** BEGIN Extracted data **

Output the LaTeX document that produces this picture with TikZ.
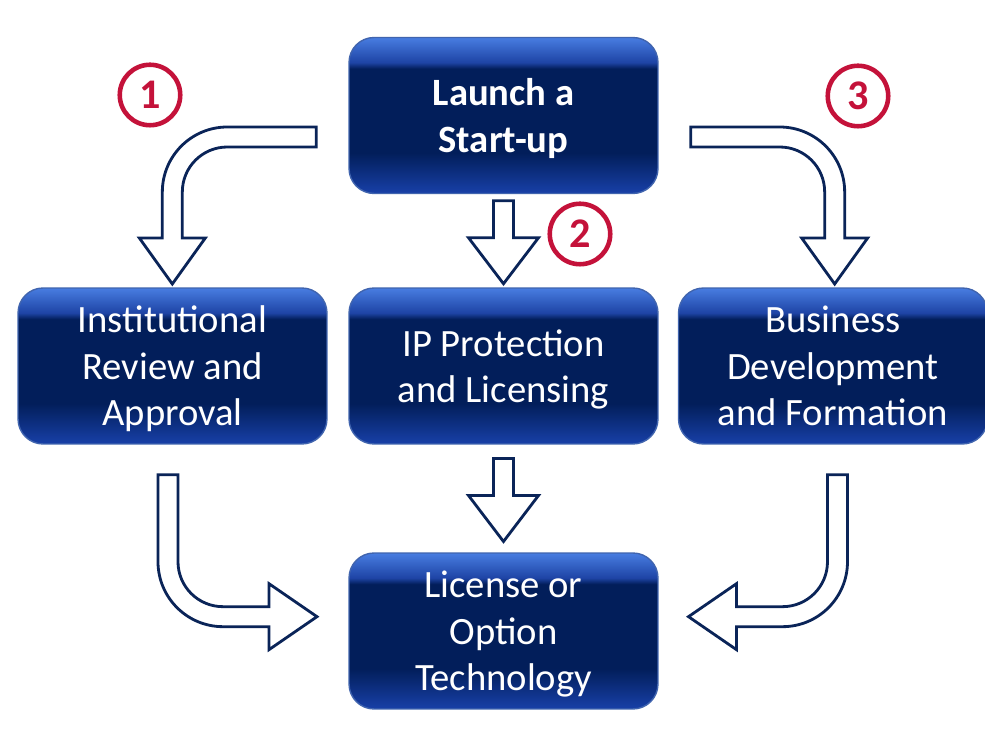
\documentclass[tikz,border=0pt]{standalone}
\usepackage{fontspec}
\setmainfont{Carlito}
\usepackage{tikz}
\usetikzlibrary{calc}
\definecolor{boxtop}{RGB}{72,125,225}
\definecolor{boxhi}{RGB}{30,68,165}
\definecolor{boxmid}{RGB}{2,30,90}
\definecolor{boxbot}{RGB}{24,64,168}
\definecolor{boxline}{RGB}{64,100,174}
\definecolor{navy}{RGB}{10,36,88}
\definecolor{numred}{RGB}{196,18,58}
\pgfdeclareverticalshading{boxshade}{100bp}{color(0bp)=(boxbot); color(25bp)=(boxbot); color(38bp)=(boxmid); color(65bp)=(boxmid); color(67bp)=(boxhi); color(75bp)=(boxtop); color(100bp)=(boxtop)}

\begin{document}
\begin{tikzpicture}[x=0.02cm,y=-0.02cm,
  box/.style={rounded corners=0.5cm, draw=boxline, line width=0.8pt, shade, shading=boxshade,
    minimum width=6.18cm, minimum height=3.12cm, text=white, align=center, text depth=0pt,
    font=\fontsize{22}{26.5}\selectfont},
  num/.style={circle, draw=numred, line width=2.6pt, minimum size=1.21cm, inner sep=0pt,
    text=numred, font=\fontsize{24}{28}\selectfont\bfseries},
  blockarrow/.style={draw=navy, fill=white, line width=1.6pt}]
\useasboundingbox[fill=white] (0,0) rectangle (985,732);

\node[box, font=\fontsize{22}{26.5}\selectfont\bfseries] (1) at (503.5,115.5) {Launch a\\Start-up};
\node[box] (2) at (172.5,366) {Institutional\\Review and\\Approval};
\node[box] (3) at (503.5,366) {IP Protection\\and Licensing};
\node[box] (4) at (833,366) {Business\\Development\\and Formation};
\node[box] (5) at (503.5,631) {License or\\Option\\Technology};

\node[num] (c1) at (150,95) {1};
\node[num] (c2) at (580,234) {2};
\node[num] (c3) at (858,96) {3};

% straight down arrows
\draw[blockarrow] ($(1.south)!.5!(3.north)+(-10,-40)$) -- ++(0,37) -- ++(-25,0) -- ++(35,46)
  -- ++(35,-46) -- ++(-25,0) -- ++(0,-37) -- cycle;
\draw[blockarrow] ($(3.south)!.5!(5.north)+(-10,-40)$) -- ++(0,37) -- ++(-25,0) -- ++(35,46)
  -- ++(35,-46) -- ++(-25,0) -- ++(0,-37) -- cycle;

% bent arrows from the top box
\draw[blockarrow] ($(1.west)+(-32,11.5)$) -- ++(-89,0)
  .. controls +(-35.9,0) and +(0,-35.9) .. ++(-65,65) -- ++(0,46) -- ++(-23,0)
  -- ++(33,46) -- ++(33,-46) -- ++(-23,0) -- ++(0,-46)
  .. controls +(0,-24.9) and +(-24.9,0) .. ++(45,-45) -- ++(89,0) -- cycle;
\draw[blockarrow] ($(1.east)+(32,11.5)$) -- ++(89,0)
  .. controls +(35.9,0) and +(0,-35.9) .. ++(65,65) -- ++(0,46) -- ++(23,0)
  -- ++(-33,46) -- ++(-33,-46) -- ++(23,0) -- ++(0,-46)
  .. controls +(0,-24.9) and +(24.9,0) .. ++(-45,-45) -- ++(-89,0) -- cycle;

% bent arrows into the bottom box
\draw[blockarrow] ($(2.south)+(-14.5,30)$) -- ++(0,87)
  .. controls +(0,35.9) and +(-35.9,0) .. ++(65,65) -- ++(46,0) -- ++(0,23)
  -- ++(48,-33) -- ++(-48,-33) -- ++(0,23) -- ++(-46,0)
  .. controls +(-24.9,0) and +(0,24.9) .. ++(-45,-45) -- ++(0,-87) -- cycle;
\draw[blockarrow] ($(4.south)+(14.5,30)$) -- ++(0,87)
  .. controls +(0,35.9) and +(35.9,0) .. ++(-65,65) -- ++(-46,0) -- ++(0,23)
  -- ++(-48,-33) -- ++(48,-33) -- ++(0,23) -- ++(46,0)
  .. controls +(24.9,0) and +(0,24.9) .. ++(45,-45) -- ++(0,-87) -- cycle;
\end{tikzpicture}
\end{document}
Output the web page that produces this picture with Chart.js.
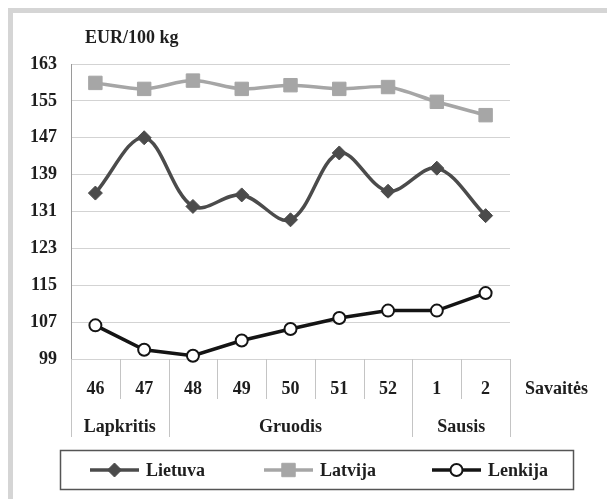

** END Extracted data **

Task statement: Retype the records above word for word, from their first line through the line containing "color(38bp)=(boxmid); color(65bp)=(boxmid); color(67bp)=(boxhi);", and leave out every picture.

Full response:
Output the LaTeX document that produces this picture with TikZ.
\documentclass[tikz,border=0pt]{standalone}
\usepackage{fontspec}
\setmainfont{Carlito}
\usepackage{tikz}
\usetikzlibrary{calc}
\definecolor{boxtop}{RGB}{72,125,225}
\definecolor{boxhi}{RGB}{30,68,165}
\definecolor{boxmid}{RGB}{2,30,90}
\definecolor{boxbot}{RGB}{24,64,168}
\definecolor{boxline}{RGB}{64,100,174}
\definecolor{navy}{RGB}{10,36,88}
\definecolor{numred}{RGB}{196,18,58}
\pgfdeclareverticalshading{boxshade}{100bp}{color(0bp)=(boxbot); color(25bp)=(boxbot); color(38bp)=(boxmid); color(65bp)=(boxmid); color(67bp)=(boxhi); color(75bp)=(boxtop); color(100bp)=(boxtop)}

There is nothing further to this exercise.